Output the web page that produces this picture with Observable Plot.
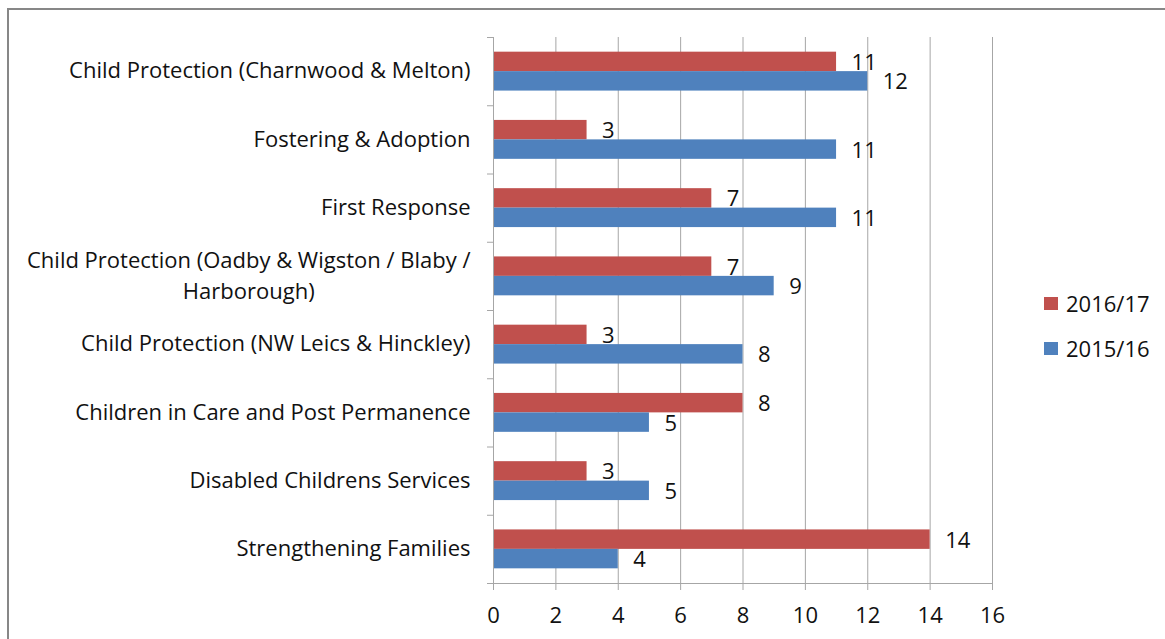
<!DOCTYPE html>
<html>
<head>
<meta charset="utf-8">
<script src="https://cdn.jsdelivr.net/npm/d3@7"></script>
<script src="https://cdn.jsdelivr.net/npm/@observablehq/plot@0.6"></script>
<style>
  html, body { margin: 0; padding: 0; background: #fff; }
  #wrap { position: relative; width: 1165px; height: 639px; overflow: hidden; font-family: "Open Sans", sans-serif; }
  #border { position: absolute; left: 7px; top: 8px; width: 1200px; height: 700px; border: 2px solid #878787; box-sizing: border-box; }
  #chart { position: absolute; left: 0; top: 0; }
  .legend { position: absolute; left: 1044px; font-size: 22px; color: #111; display: flex; align-items: center; }
  .legend .sw { width: 14px; height: 13px; margin-right: 8px; }
</style>
</head>
<body>
<div id="wrap">
  <div id="border"></div>
  <div id="chart"></div>
  <div id="legend"></div>
</div>
<script>
const categories = [
  "Child Protection (Charnwood & Melton)",
  "Fostering & Adoption",
  "First Response",
  "Child Protection (Oadby & Wigston / Blaby / Harborough)",
  "Child Protection (NW Leics & Hinckley)",
  "Children in Care and Post Permanence",
  "Disabled Childrens Services",
  "Strengthening Families"
];
const series = ["2016/17", "2015/16"];
const values2016 = [11, 3, 7, 7, 3, 8, 3, 14];
const values2015 = [12, 11, 11, 9, 8, 5, 5, 4];
const xTicks = [0, 2, 4, 6, 8, 10, 12, 14, 16];
const colors = ["#C0504D", "#4F81BD"];

const data = categories.flatMap((c, i) => [
  { cat: c, series: series[0], value: values2016[i], y1: i + 0.215, y2: i + 0.5 },
  { cat: c, series: series[1], value: values2015[i], y1: i + 0.5, y2: i + 0.785 }
]);

const gray = "#a6a6a6";
const chart = Plot.plot({
  width: 1165,
  height: 639,
  marginLeft: 493,
  marginRight: 173,
  marginTop: 37,
  marginBottom: 56,
  x: { type: "linear", domain: [0, 16], label: null },
  y: { type: "linear", domain: [0, 8], reverse: true, label: null },
  color: { domain: series, range: colors },
  style: { fontFamily: "'Open Sans', sans-serif", fontSize: "22px", color: "#111", background: "transparent" },
  marks: [
    Plot.gridX(xTicks, { stroke: gray, strokeOpacity: 1 }),
    Plot.rectX(data, { x: "value", y1: "y1", y2: "y2", fill: "series" }),
    Plot.ruleX([0], { stroke: gray }),
    Plot.ruleY([8], { stroke: gray }),
    Plot.axisX(xTicks, { tickSize: 7, tickPadding: 17, stroke: gray, strokeOpacity: 1, fill: "#111", tickFormat: d => d, label: null }),
    Plot.axisY(d3.range(9), { tickSize: 6, stroke: gray, strokeOpacity: 1, tickFormat: () => "", label: null }),
    Plot.axisY(d3.range(8).map(i => i + 0.5), {
      tickSize: 0, tickPadding: 23, fill: "#111", lineHeight: 1.4, label: null, dy: -3,
      tickFormat: v => categories[Math.floor(v)].replace("Blaby / ", "Blaby /\n")
    }),
    Plot.text(data, { x: "value", y: d => (d.y1 + d.y2) / 2, text: "value", dx: 15, dy: 1, textAnchor: "start", fill: "#111" })
  ]
});
document.getElementById("chart").appendChild(chart);

// center-align multi-line category labels (as in the original)
chart.querySelectorAll("text").forEach(t => {
  const spans = t.querySelectorAll("tspan");
  if (spans.length > 1) {
    const w = t.getBBox().width;
    t.setAttribute("text-anchor", "middle");
    spans.forEach(s => s.setAttribute("x", -w / 2));
  }
});

const legendTops = [288, 333];
series.forEach((s, k) => {
  const el = document.createElement("div");
  el.className = "legend";
  el.style.top = legendTops[k] + "px";
  el.innerHTML = `<div class="sw" style="background:${colors[k]}"></div><span>${s}</span>`;
  document.getElementById("legend").appendChild(el);
});
</script>
</body>
</html>
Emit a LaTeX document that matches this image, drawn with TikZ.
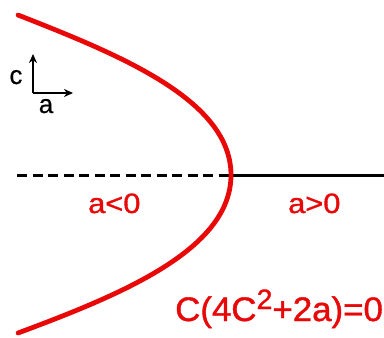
\documentclass[tikz,border=0pt]{standalone}
\usepackage{fontspec}
\setmainfont{Liberation Sans}
\newfontfamily\heavysans[FakeBold=1.2]{Liberation Sans}
\newfontfamily\midsans[FakeBold=0.6]{Liberation Sans}
\usetikzlibrary{arrows.meta}
\definecolor{curvered}{RGB}{232,8,8}
\begin{document}
\begin{tikzpicture}[x=1pt,y=-1pt,
  redlabel/.style={text=curvered,inner sep=0pt,anchor=base west,font=\heavysans\fontsize{28}{28}\selectfont},
  axislabel/.style={inner sep=0pt,font=\midsans\fontsize{26}{26}\selectfont},
  axisline/.style={line width=3pt},
  axisarrow/.style={line width=2.4pt,-{Stealth[length=9pt,width=8pt]}},
  curve/.style={curvered,line width=4.8pt,line cap=round}]
\useasboundingbox (0,0) rectangle (384,338);
% horizontal line
\coordinate (L) at (17,175);
\coordinate (V) at (231,175);
\coordinate (R) at (384,175);
\draw[axisline,dash pattern=on 10pt off 5.5pt] (L) -- (V);
\draw[axisline] (V) -- (R);
% curve
\coordinate (Top) at (18,15);
\coordinate (Bot) at (18,333);
\draw[curve] (Top) .. controls (120,55) and (231,100) .. (V)
                   .. controls (231,250) and (120,295) .. (Bot);
% small axes
\coordinate (O) at (33,93);
\coordinate (Ctip) at (33,54);
\coordinate (Atip) at (73,93);
\draw[axisarrow] (O) -- (Ctip);
\draw[axisarrow] (O) -- (Atip);
\node[axislabel,anchor=base] (cl) at (16,84) {c};
\node[axislabel,anchor=base] (al) at (46,113) {a};
% labels
\node[redlabel] (neg) at (88,213) {\scalebox{1.1}[1]{a<0}};
\node[redlabel] (pos) at (288,213) {\scalebox{1.1}[1]{a>0}};
\node[redlabel,font=\heavysans\fontsize{34}{34}\selectfont] (eq) at (175,321) {\scalebox{1.025}[1]{C(4C\raisebox{12pt}{\fontsize{28}{28}\selectfont 2}+2a)=0}};
\end{tikzpicture}
\end{document}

To do:
Leave the pictures out and reproduce each record exactly as written.

Correct answer:
Output the web page that produces this picture with Observable Plot.
<!DOCTYPE html>
<html>
<head>
<meta charset="utf-8">
<script src="https://cdn.jsdelivr.net/npm/d3@7"></script>
<script src="https://cdn.jsdelivr.net/npm/@observablehq/plot@0.6"></script>
<style>
  html, body { margin: 0; padding: 0; background: #fff; }
  #wrap { position: relative; width: 1165px; height: 639px; overflow: hidden; font-family: "Open Sans", sans-serif; }
  #border { position: absolute; left: 7px; top: 8px; width: 1200px; height: 700px; border: 2px solid #878787; box-sizing: border-box; }
  #chart { position: absolute; left: 0; top: 0; }
  .legend { position: absolute; left: 1044px; font-size: 22px; color: #111; display: flex; align-items: center; }
  .legend .sw { width: 14px; height: 13px; margin-right: 8px; }
</style>
</head>
<body>
<div id="wrap">
  <div id="border"></div>
  <div id="chart"></div>
  <div id="legend"></div>
</div>
<script>
const categories = [
  "Child Protection (Charnwood & Melton)",
  "Fostering & Adoption",
  "First Response",
  "Child Protection (Oadby & Wigston / Blaby / Harborough)",
  "Child Protection (NW Leics & Hinckley)",
  "Children in Care and Post Permanence",
  "Disabled Childrens Services",
  "Strengthening Families"
];
const series = ["2016/17", "2015/16"];
const values2016 = [11, 3, 7, 7, 3, 8, 3, 14];
const values2015 = [12, 11, 11, 9, 8, 5, 5, 4];
const xTicks = [0, 2, 4, 6, 8, 10, 12, 14, 16];
const colors = ["#C0504D", "#4F81BD"];

const data = categories.flatMap((c, i) => [
  { cat: c, series: series[0], value: values2016[i], y1: i + 0.215, y2: i + 0.5 },
  { cat: c, series: series[1], value: values2015[i], y1: i + 0.5, y2: i + 0.785 }
]);

const gray = "#a6a6a6";
const chart = Plot.plot({
  width: 1165,
  height: 639,
  marginLeft: 493,
  marginRight: 173,
  marginTop: 37,
  marginBottom: 56,
  x: { type: "linear", domain: [0, 16], label: null },
  y: { type: "linear", domain: [0, 8], reverse: true, label: null },
  color: { domain: series, range: colors },
  style: { fontFamily: "'Open Sans', sans-serif", fontSize: "22px", color: "#111", background: "transparent" },
  marks: [
    Plot.gridX(xTicks, { stroke: gray, strokeOpacity: 1 }),
    Plot.rectX(data, { x: "value", y1: "y1", y2: "y2", fill: "series" }),
    Plot.ruleX([0], { stroke: gray }),
    Plot.ruleY([8], { stroke: gray }),
    Plot.axisX(xTicks, { tickSize: 7, tickPadding: 17, stroke: gray, strokeOpacity: 1, fill: "#111", tickFormat: d => d, label: null }),
    Plot.axisY(d3.range(9), { tickSize: 6, stroke: gray, strokeOpacity: 1, tickFormat: () => "", label: null }),
    Plot.axisY(d3.range(8).map(i => i + 0.5), {
      tickSize: 0, tickPadding: 23, fill: "#111", lineHeight: 1.4, label: null, dy: -3,
      tickFormat: v => categories[Math.floor(v)].replace("Blaby / ", "Blaby /\n")
    }),
    Plot.text(data, { x: "value", y: d => (d.y1 + d.y2) / 2, text: "value", dx: 15, dy: 1, textAnchor: "start", fill: "#111" })
  ]
});
document.getElementById("chart").appendChild(chart);

// center-align multi-line category labels (as in the original)
chart.querySelectorAll("text").forEach(t => {
  const spans = t.querySelectorAll("tspan");
  if (spans.length > 1) {
    const w = t.getBBox().width;
    t.setAttribute("text-anchor", "middle");
    spans.forEach(s => s.setAttribute("x", -w / 2));
  }
});

const legendTops = [288, 333];
series.forEach((s, k) => {
  const el = document.createElement("div");
  el.className = "legend";
  el.style.top = legendTops[k] + "px";
  el.innerHTML = `<div class="sw" style="background:${colors[k]}"></div><span>${s}</span>`;
  document.getElementById("legend").appendChild(el);
});
</script>
</body>
</html>
Emit a LaTeX document that matches this image, drawn with TikZ.
\documentclass[tikz,border=0pt]{standalone}
\usepackage{fontspec}
\setmainfont{Liberation Sans}
\newfontfamily\heavysans[FakeBold=1.2]{Liberation Sans}
\newfontfamily\midsans[FakeBold=0.6]{Liberation Sans}
\usetikzlibrary{arrows.meta}
\definecolor{curvered}{RGB}{232,8,8}
\begin{document}
\begin{tikzpicture}[x=1pt,y=-1pt,
  redlabel/.style={text=curvered,inner sep=0pt,anchor=base west,font=\heavysans\fontsize{28}{28}\selectfont},
  axislabel/.style={inner sep=0pt,font=\midsans\fontsize{26}{26}\selectfont},
  axisline/.style={line width=3pt},
  axisarrow/.style={line width=2.4pt,-{Stealth[length=9pt,width=8pt]}},
  curve/.style={curvered,line width=4.8pt,line cap=round}]
\useasboundingbox (0,0) rectangle (384,338);
% horizontal line
\coordinate (L) at (17,175);
\coordinate (V) at (231,175);
\coordinate (R) at (384,175);
\draw[axisline,dash pattern=on 10pt off 5.5pt] (L) -- (V);
\draw[axisline] (V) -- (R);
% curve
\coordinate (Top) at (18,15);
\coordinate (Bot) at (18,333);
\draw[curve] (Top) .. controls (120,55) and (231,100) .. (V)
                   .. controls (231,250) and (120,295) .. (Bot);
% small axes
\coordinate (O) at (33,93);
\coordinate (Ctip) at (33,54);
\coordinate (Atip) at (73,93);
\draw[axisarrow] (O) -- (Ctip);
\draw[axisarrow] (O) -- (Atip);
\node[axislabel,anchor=base] (cl) at (16,84) {c};
\node[axislabel,anchor=base] (al) at (46,113) {a};
% labels
\node[redlabel] (neg) at (88,213) {\scalebox{1.1}[1]{a<0}};
\node[redlabel] (pos) at (288,213) {\scalebox{1.1}[1]{a>0}};
\node[redlabel,font=\heavysans\fontsize{34}{34}\selectfont] (eq) at (175,321) {\scalebox{1.025}[1]{C(4C\raisebox{12pt}{\fontsize{28}{28}\selectfont 2}+2a)=0}};
\end{tikzpicture}
\end{document}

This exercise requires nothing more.